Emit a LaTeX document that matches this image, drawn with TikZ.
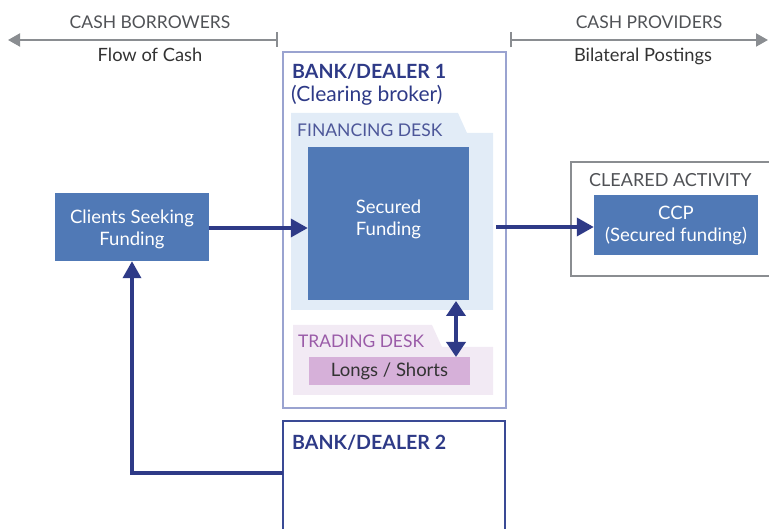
\documentclass[tikz,border=0pt]{standalone}
\usepackage{fontspec}
\setmainfont{Lato}
\usetikzlibrary{arrows.meta}
\definecolor{navy}{HTML}{2E3A87}
\definecolor{boxblue}{HTML}{5079B6}
\definecolor{bankone}{HTML}{9AA3D0}
\definecolor{banktwo}{HTML}{3A4A95}
\definecolor{finfill}{HTML}{E2ECF7}
\definecolor{tradefill}{HTML}{F2EAF4}
\definecolor{longfill}{HTML}{D6B0D9}
\definecolor{tradetext}{HTML}{9A5BA8}
\definecolor{greyline}{HTML}{8A8D91}
\definecolor{greytext}{HTML}{505256}
\tikzset{
  bluebox/.style={fill=boxblue, draw=none, text=white, align=center, font=\fontsize{18.5}{22}\selectfont, inner sep=0pt},
  navyarrow/.style={draw=navy, line width=3.6pt, -{Triangle[length=17pt,width=18pt]}},
  dblarrow/.style={draw=navy, line width=3.6pt, {Triangle[length=15pt,width=19pt]}-{Triangle[length=15pt,width=19pt]}},
  greyarrow/.style={draw=greyline, line width=2pt, {Bar[width=15pt,line width=2pt]}-{Triangle[length=12pt,width=13pt]}},
  toplabel/.style={text=greytext, font=\fontsize{17.5}{20}\selectfont, inner sep=0pt},
  sublabel/.style={text=black!80, font=\fontsize{18.3}{20}\selectfont, inner sep=0pt},
  banktitle/.style={text=navy, font=\bfseries\fontsize{19.6}{22}\selectfont, inner sep=0pt, anchor=west},
}
\begin{document}
\begin{tikzpicture}[x=1pt,y=-1pt]
\useasboundingbox (0,0) rectangle (769,529);
\clip (0,0) rectangle (769,529);
% top arrows
\coordinate (tickL) at (278,40);
\coordinate (endL) at (8,40);
\coordinate (tickR) at (510,40);
\coordinate (endR) at (768,40);
\draw[greyarrow] (tickL) -- (endL);
\draw[greyarrow] (tickR) -- (endR);
\node[toplabel] (cb) at (150,22) {CASH BORROWERS};
\node[sublabel] (fc) at (150,55) {Flow of Cash};
\node[toplabel] (cp) at (649,22) {CASH PROVIDERS};
\node[sublabel] (bp) at (643,56) {Bilateral Postings};
% bank dealer 1
\node[draw=bankone, line width=1.3pt, minimum width=223pt, minimum height=356pt, inner sep=0pt] (bank1) at (394.5,230) {};
\node[banktitle] (b1t) at (292,72) {BANK/DEALER 1};
\node[text=navy, font=\fontsize{21}{24}\selectfont, inner sep=0pt, anchor=west] (b1s) at (291,95) {(Clearing broker)};
% financing desk
\fill[finfill] (291,113) -- (458,113) -- (467,133) -- (493,133) -- (493,310) -- (291,310) -- cycle;
\node[text=navy!85, font=\fontsize{17.5}{20}\selectfont, inner sep=0pt, anchor=west] (fd) at (297,130) {FINANCING DESK};
\node[bluebox, minimum width=161pt, minimum height=153pt] (secured) at (388.5,223.5) {};
\node[bluebox, fill=none] (securedtext) at (388.5,219) {Secured\\Funding};
% trading desk
\fill[tradefill] (293,325) -- (432,325) -- (442,347) -- (493,347) -- (493,395) -- (293,395) -- cycle;
\node[text=tradetext, font=\fontsize{17.4}{20}\selectfont, inner sep=0pt, anchor=west] (td) at (298,341) {TRADING DESK};
\node[fill=longfill, text=black!80, font=\fontsize{18.5}{22}\selectfont, minimum width=161pt, minimum height=28pt, inner sep=0pt] (longs) at (389.5,371) {Longs / Shorts};
% bank dealer 2
\node[draw=banktwo, line width=1.6pt, fill=white, minimum width=222pt, minimum height=130pt, inner sep=0pt] (bank2) at (394,486) {};
\node[banktitle] (b2t) at (292,443) {BANK/DEALER 2};
% clients
\node[bluebox, minimum width=154pt, minimum height=68pt] (clients) at (132,227) {};
\node[bluebox, fill=none] (clientstext) at (132,229) {Clients Seeking\\Funding};
% cleared activity
\node[draw=greyline, line width=1.3pt, minimum width=206pt, minimum height=114pt, inner sep=0pt] (cleared) at (674,219) {};
\node[text=greytext, font=\fontsize{18}{20}\selectfont, inner sep=0pt, anchor=west] (ca) at (589,180) {CLEARED ACTIVITY};
\node[bluebox, minimum width=164pt, minimum height=60pt] (ccp) at (676,225) {CCP\\(Secured funding)};
% connectors
\coordinate (finR) at (496,227);
\coordinate (b2l) at (283,473);
\coordinate (dblTop) at (456,301);
\coordinate (dblBot) at (456,357);
\draw[navyarrow] ([yshift=-1pt]clients.east) -- ([yshift=-1pt]clients.east -| secured.west);
\draw[navyarrow] (finR) -- (finR -| ccp.west);
\draw[dblarrow] (dblTop) -- (dblBot);
\draw[navyarrow] (b2l) -| (clients.south);
\end{tikzpicture}
\end{document}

***

Retype the listing exactly. Pictures do not belong in the copy.

Emit a LaTeX document that matches this image, drawn with TikZ.
\documentclass[tikz,border=0pt]{standalone}
\usepackage{fontspec}
\setmainfont{Lato}
\usetikzlibrary{arrows.meta}
\definecolor{navy}{HTML}{2E3A87}
\definecolor{boxblue}{HTML}{5079B6}
\definecolor{bankone}{HTML}{9AA3D0}
\definecolor{banktwo}{HTML}{3A4A95}
\definecolor{finfill}{HTML}{E2ECF7}
\definecolor{tradefill}{HTML}{F2EAF4}
\definecolor{longfill}{HTML}{D6B0D9}
\definecolor{tradetext}{HTML}{9A5BA8}
\definecolor{greyline}{HTML}{8A8D91}
\definecolor{greytext}{HTML}{505256}
\tikzset{
  bluebox/.style={fill=boxblue, draw=none, text=white, align=center, font=\fontsize{18.5}{22}\selectfont, inner sep=0pt},
  navyarrow/.style={draw=navy, line width=3.6pt, -{Triangle[length=17pt,width=18pt]}},
  dblarrow/.style={draw=navy, line width=3.6pt, {Triangle[length=15pt,width=19pt]}-{Triangle[length=15pt,width=19pt]}},
  greyarrow/.style={draw=greyline, line width=2pt, {Bar[width=15pt,line width=2pt]}-{Triangle[length=12pt,width=13pt]}},
  toplabel/.style={text=greytext, font=\fontsize{17.5}{20}\selectfont, inner sep=0pt},
  sublabel/.style={text=black!80, font=\fontsize{18.3}{20}\selectfont, inner sep=0pt},
  banktitle/.style={text=navy, font=\bfseries\fontsize{19.6}{22}\selectfont, inner sep=0pt, anchor=west},
}
\begin{document}
\begin{tikzpicture}[x=1pt,y=-1pt]
\useasboundingbox (0,0) rectangle (769,529);
\clip (0,0) rectangle (769,529);
% top arrows
\coordinate (tickL) at (278,40);
\coordinate (endL) at (8,40);
\coordinate (tickR) at (510,40);
\coordinate (endR) at (768,40);
\draw[greyarrow] (tickL) -- (endL);
\draw[greyarrow] (tickR) -- (endR);
\node[toplabel] (cb) at (150,22) {CASH BORROWERS};
\node[sublabel] (fc) at (150,55) {Flow of Cash};
\node[toplabel] (cp) at (649,22) {CASH PROVIDERS};
\node[sublabel] (bp) at (643,56) {Bilateral Postings};
% bank dealer 1
\node[draw=bankone, line width=1.3pt, minimum width=223pt, minimum height=356pt, inner sep=0pt] (bank1) at (394.5,230) {};
\node[banktitle] (b1t) at (292,72) {BANK/DEALER 1};
\node[text=navy, font=\fontsize{21}{24}\selectfont, inner sep=0pt, anchor=west] (b1s) at (291,95) {(Clearing broker)};
% financing desk
\fill[finfill] (291,113) -- (458,113) -- (467,133) -- (493,133) -- (493,310) -- (291,310) -- cycle;
\node[text=navy!85, font=\fontsize{17.5}{20}\selectfont, inner sep=0pt, anchor=west] (fd) at (297,130) {FINANCING DESK};
\node[bluebox, minimum width=161pt, minimum height=153pt] (secured) at (388.5,223.5) {};
\node[bluebox, fill=none] (securedtext) at (388.5,219) {Secured\\Funding};
% trading desk
\fill[tradefill] (293,325) -- (432,325) -- (442,347) -- (493,347) -- (493,395) -- (293,395) -- cycle;
\node[text=tradetext, font=\fontsize{17.4}{20}\selectfont, inner sep=0pt, anchor=west] (td) at (298,341) {TRADING DESK};
\node[fill=longfill, text=black!80, font=\fontsize{18.5}{22}\selectfont, minimum width=161pt, minimum height=28pt, inner sep=0pt] (longs) at (389.5,371) {Longs / Shorts};
% bank dealer 2
\node[draw=banktwo, line width=1.6pt, fill=white, minimum width=222pt, minimum height=130pt, inner sep=0pt] (bank2) at (394,486) {};
\node[banktitle] (b2t) at (292,443) {BANK/DEALER 2};
% clients
\node[bluebox, minimum width=154pt, minimum height=68pt] (clients) at (132,227) {};
\node[bluebox, fill=none] (clientstext) at (132,229) {Clients Seeking\\Funding};
% cleared activity
\node[draw=greyline, line width=1.3pt, minimum width=206pt, minimum height=114pt, inner sep=0pt] (cleared) at (674,219) {};
\node[text=greytext, font=\fontsize{18}{20}\selectfont, inner sep=0pt, anchor=west] (ca) at (589,180) {CLEARED ACTIVITY};
\node[bluebox, minimum width=164pt, minimum height=60pt] (ccp) at (676,225) {CCP\\(Secured funding)};
% connectors
\coordinate (finR) at (496,227);
\coordinate (b2l) at (283,473);
\coordinate (dblTop) at (456,301);
\coordinate (dblBot) at (456,357);
\draw[navyarrow] ([yshift=-1pt]clients.east) -- ([yshift=-1pt]clients.east -| secured.west);
\draw[navyarrow] (finR) -- (finR -| ccp.west);
\draw[dblarrow] (dblTop) -- (dblBot);
\draw[navyarrow] (b2l) -| (clients.south);
\end{tikzpicture}
\end{document}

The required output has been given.